▶ _DIRECTIONS_: Retype exactly what runs from the first line of the data to the line with "const yTicks = [0, 100, 200, 300, 400, 500];", keeping both of those lines and skipping pictures.

BEGIN GIVEN DATA

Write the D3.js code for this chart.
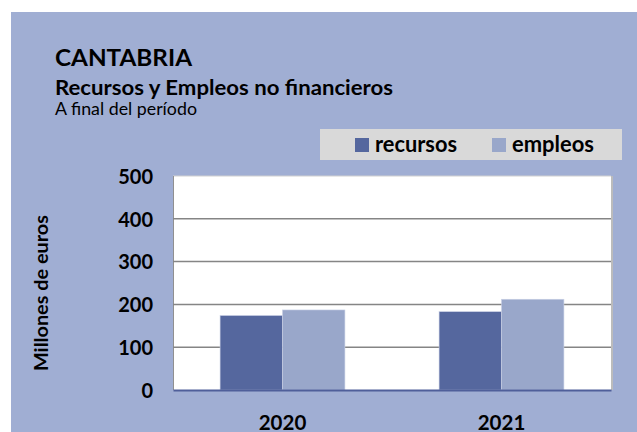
<!DOCTYPE html>
<html>
<head>
<meta charset="utf-8">
<script src="https://cdn.jsdelivr.net/npm/d3@7"></script>
<style>
  body { margin: 0; background: #fff; }
  svg { display: block; font-family: Lato, "Open Sans", sans-serif; }
</style>
</head>
<body>
<svg width="637" height="432"></svg>
<script>
const years = ["2020", "2021"];
const seriesNames = ["recursos", "empleos"];
const recursos = [174, 183];
const empleos = [187, 212];
const yTicks = [0, 100, 200, 300, 400, 500];

const colors = { recursos: "#55679e", empleos: "#99a7ca" };

const svg = d3.select("svg");

// background panel
svg.append("rect")
  .attr("x", 11).attr("y", 12)
  .attr("width", 626).attr("height", 420)
  .attr("fill", "#a0aed3");

// titles
svg.append("text").attr("x", 55).attr("y", 66)
  .style("font-size", "23px").style("font-weight", "700")
  .attr("textLength", 137).attr("lengthAdjust", "spacingAndGlyphs")
  .text("CANTABRIA");
svg.append("text").attr("x", 55).attr("y", 95)
  .style("font-size", "20px").style("font-weight", "700")
  .attr("textLength", 338).attr("lengthAdjust", "spacingAndGlyphs")
  .text("Recursos y Empleos no financieros");
svg.append("text").attr("x", 55).attr("y", 115)
  .style("font-size", "16.5px")
  .attr("textLength", 142).attr("lengthAdjust", "spacingAndGlyphs")
  .text("A final del período");

const plot = { left: 173, top: 176, right: 611, bottom: 390 };

const x = d3.scaleBand(years, [plot.left, plot.right])
  .paddingInner(0.43).paddingOuter(0.215);
const xs = d3.scaleBand(seriesNames, [0, x.bandwidth()]);
const y = d3.scaleLinear([0, 500], [plot.bottom, plot.top]);

// plot area
svg.append("rect")
  .attr("x", plot.left).attr("y", plot.top)
  .attr("width", plot.right - plot.left).attr("height", plot.bottom - plot.top)
  .attr("fill", "#fff");
svg.append("line")
  .attr("x1", plot.right + 1).attr("x2", plot.right + 1)
  .attr("y1", plot.top).attr("y2", plot.bottom)
  .attr("stroke", "#bcbcbc").attr("stroke-width", 2);
svg.append("line")
  .attr("x1", plot.left).attr("x2", plot.right)
  .attr("y1", plot.top).attr("y2", plot.top)
  .attr("stroke", "#d0d0d0").attr("stroke-width", 1);
svg.append("line")
  .attr("x1", plot.left + 0.5).attr("x2", plot.left + 0.5)
  .attr("y1", plot.top).attr("y2", plot.bottom)
  .attr("stroke", "#909090").attr("stroke-width", 1);

// gridlines
svg.append("g").selectAll("line")
  .data(yTicks.filter(d => d > 0 && d < 500))
  .join("line")
  .attr("x1", plot.left).attr("x2", plot.right)
  .attr("y1", d => y(d)).attr("y2", d => y(d))
  .attr("stroke", "#858585").attr("stroke-width", 1.5);

// y axis labels
const yAxis = svg.append("g")
  .attr("transform", `translate(${plot.left},0)`)
  .call(d3.axisLeft(y).tickValues(yTicks).tickSize(0).tickPadding(20));
yAxis.select(".domain").remove();
yAxis.selectAll("text")
  .style("font-family", "Lato, sans-serif")
  .style("font-size", "20px").style("font-weight", "700")
  .attr("fill", "#000").attr("dy", "0.36em");

// bars
const rows = years.map((yr, i) => ({ year: yr, recursos: recursos[i], empleos: empleos[i] }));
svg.append("g").selectAll("g")
  .data(rows)
  .join("g")
  .attr("transform", d => `translate(${x(d.year)},0)`)
  .selectAll("rect")
  .data(d => seriesNames.map(k => ({ key: k, value: d[k] })))
  .join("rect")
  .attr("x", d => xs(d.key))
  .attr("y", d => y(d.value))
  .attr("width", xs.bandwidth())
  .attr("height", d => y(0) - y(d.value))
  .attr("fill", d => colors[d.key])
  .attr("stroke", "#c8cfe4").attr("stroke-width", 0.6);

// x axis
const xAxis = svg.append("g")
  .attr("transform", `translate(0,${plot.bottom})`)
  .call(d3.axisBottom(x).tickSize(0));
xAxis.select(".domain")
  .attr("stroke", "#4f5f9a").attr("stroke-width", 2);
xAxis.selectAll("text")
  .style("font-family", "Lato, sans-serif")
  .style("font-size", "20.5px").style("font-weight", "700")
  .attr("fill", "#000")
  .attr("y", 39.5).attr("dy", 0);

// y title
svg.append("text")
  .attr("transform", "translate(48,293) rotate(-90)")
  .attr("text-anchor", "middle")
  .style("font-size", "19px").style("font-weight", "700")
  .attr("textLength", 156).attr("lengthAdjust", "spacingAndGlyphs")
  .text("Millones de euros");

// legend
const legend = svg.append("g");
legend.append("rect")
  .attr("x", 320).attr("y", 129)
  .attr("width", 302).attr("height", 31)
  .attr("fill", "#d9d9d9");
const legendX = [355, 492];
const items = legend.selectAll("g.item")
  .data(seriesNames)
  .join("g")
  .attr("class", "item")
  .attr("transform", (d, i) => `translate(${legendX[i]},0)`);
items.append("rect")
  .attr("y", 138).attr("width", 14).attr("height", 14)
  .attr("fill", d => colors[d]);
items.append("text")
  .attr("x", 20).attr("y", 152)
  .style("font-size", "22px").style("font-weight", "700")
  .attr("textLength", 82).attr("lengthAdjust", "spacingAndGlyphs")
  .text(d => d);
</script>
</body>
</html>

END GIVEN DATA

▶ _RESPONSE FOR THIS EXERCISE_:
Write the D3.js code for this chart.
<!DOCTYPE html>
<html>
<head>
<meta charset="utf-8">
<script src="https://cdn.jsdelivr.net/npm/d3@7"></script>
<style>
  body { margin: 0; background: #fff; }
  svg { display: block; font-family: Lato, "Open Sans", sans-serif; }
</style>
</head>
<body>
<svg width="637" height="432"></svg>
<script>
const years = ["2020", "2021"];
const seriesNames = ["recursos", "empleos"];
const recursos = [174, 183];
const empleos = [187, 212];
const yTicks = [0, 100, 200, 300, 400, 500];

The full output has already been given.